# Unpaired Image-to-Image Translation using Cycle-Consistent Adversarial Networks
* This paper presents an approach to image translation, i.e. translating and image in one "domain" to its corresponding image in another domain.

* Note that this approach does not require training data to consist of image pairs but instead just trains on two bags of images that we want to be able to translate between. The main idea is to use an adversarial loss to accomplish this.
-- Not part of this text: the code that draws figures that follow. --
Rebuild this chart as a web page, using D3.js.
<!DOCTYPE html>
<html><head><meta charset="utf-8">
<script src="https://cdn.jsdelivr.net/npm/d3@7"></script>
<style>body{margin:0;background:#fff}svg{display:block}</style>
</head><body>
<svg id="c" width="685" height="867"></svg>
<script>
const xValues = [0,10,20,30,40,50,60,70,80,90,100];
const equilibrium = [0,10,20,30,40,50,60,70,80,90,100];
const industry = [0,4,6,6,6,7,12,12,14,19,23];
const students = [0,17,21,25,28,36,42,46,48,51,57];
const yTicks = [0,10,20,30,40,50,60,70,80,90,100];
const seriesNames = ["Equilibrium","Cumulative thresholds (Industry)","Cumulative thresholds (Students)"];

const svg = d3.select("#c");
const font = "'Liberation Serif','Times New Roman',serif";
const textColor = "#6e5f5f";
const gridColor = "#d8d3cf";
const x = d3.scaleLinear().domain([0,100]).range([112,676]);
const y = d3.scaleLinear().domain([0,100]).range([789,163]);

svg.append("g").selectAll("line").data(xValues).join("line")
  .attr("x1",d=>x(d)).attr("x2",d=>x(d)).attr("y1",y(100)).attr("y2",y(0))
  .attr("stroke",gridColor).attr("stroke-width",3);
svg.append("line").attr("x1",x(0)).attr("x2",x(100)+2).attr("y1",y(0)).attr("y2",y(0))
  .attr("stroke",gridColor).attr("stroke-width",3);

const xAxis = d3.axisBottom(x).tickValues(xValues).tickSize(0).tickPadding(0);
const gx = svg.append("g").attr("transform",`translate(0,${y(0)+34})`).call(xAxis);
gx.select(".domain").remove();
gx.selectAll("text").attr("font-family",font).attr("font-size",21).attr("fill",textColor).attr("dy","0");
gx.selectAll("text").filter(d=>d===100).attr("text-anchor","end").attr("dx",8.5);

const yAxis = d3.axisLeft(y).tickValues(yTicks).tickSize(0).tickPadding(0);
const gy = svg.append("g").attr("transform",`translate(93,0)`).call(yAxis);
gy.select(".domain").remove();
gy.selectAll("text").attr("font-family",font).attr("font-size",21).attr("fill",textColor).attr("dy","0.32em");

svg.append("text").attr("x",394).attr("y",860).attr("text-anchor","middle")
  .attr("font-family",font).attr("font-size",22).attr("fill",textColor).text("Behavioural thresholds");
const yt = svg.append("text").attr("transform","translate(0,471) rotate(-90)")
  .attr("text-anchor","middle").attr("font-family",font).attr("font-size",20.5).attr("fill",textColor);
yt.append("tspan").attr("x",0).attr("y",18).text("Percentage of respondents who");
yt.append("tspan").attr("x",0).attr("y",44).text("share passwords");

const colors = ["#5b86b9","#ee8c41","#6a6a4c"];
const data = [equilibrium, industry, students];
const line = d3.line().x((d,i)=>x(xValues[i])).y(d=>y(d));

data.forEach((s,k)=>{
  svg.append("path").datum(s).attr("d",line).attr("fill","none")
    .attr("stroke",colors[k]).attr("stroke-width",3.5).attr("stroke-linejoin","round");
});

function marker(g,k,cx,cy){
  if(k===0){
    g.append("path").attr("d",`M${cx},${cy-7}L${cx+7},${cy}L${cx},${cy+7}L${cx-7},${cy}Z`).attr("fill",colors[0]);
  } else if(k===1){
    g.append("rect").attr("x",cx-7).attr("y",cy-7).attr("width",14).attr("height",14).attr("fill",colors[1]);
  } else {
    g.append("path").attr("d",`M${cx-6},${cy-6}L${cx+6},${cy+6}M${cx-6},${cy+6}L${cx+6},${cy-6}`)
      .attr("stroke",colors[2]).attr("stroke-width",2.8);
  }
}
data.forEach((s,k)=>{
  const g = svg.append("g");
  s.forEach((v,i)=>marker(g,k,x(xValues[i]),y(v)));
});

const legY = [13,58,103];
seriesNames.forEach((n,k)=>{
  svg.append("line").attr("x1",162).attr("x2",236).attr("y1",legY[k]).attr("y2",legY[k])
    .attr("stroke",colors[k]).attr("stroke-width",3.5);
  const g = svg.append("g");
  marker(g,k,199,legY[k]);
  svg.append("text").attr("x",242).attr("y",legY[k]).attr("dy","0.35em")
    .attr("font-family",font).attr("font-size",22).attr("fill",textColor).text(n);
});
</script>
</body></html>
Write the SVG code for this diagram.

* Image domains are basically just different distributions over the image space, e.g. nature pictures with and without snow. In the paper they are denoted by $X$ and $Y$. Not sure how to define the "translation" mathematically, conceptually it's pretty straight forward though. I think the assumption though, is that for two images that are each other's translation there exists some common latent factor or as the authors say, "two different renderings of the the same underlying scene".

## The Parts of Cycle GAN
* One generator $G: X \rightarrow Y$
* One generator $F: Y \rightarrow X$
* One discriminator $D_X: X \rightarrow \text{determine whether real or fake/translated X}$
* One discriminator $D_Y: Y \rightarrow \text{determine whether real or fake/translated Y}$

## Training
### Generators
$G$ and $F$ are trained by a optimizing for a loss defined in multiple parts.
* First the adversarial loss, $G(x) \rightarrow \hat{y}$ is trained to look like $y \sim Y$.
    * No guarantee of meaningful translation of individual $x$ and $y$, only at a macro level.
* Second, the cycle consistency loss. Translations should be cycle consistent, i.e. be translatable back and forth. Or in other words $G$ and $F$ should be each other's inverses and be bijections (each element in each set is mapped to one other element in the other set and vice versa).
    * Cycle consistency loss: $G$ and $F$ is also trained to $F(G(x)) \approx x$ and $G(F(y)) \approx y$ by $l_1$ distance.
* The total loss is $\mathcal{L}_{GAN} + \lambda \mathcal{L}_{cyclic}$

### Discriminators
Discriminators $D_X$ and $D_Y$ are only trained by the adversarial loss, that is they want to classify real samples as real and translated samples as fake.
* In practice they use least squares loss instead of normal negative log likelihhood loss in the adversarial loss parts.
* They also update the discriminators based on a history of generated/translated images instead of just the ones from the latest version of the generative networks. They that they use the 50 previously generated images but I suppose this should depend on batch size? TODO: Read implementation

## Architectures
### Generators
* Adapted from the neural style paper.
* According to paper:
    * 2 stride-2 convolution layers.
    * 6 or 9 (depending on image size) residual blocks.
    * 2 fractionally strided convolutions with stride 1/2
    * They use instance normalization.

### Discriminators
* Taken from PatchGAN paper
    * Not a single scalar output but instead one output per image patch determined by the convolutions.
    * This means fewer parameters.
    * They are then combined for the final discriminator output.

## TODO:
* They point out that this setup is similar to that of adversarial autoencoders, in that two of these are trained jointly where the target distributions are the translations of each respective domain.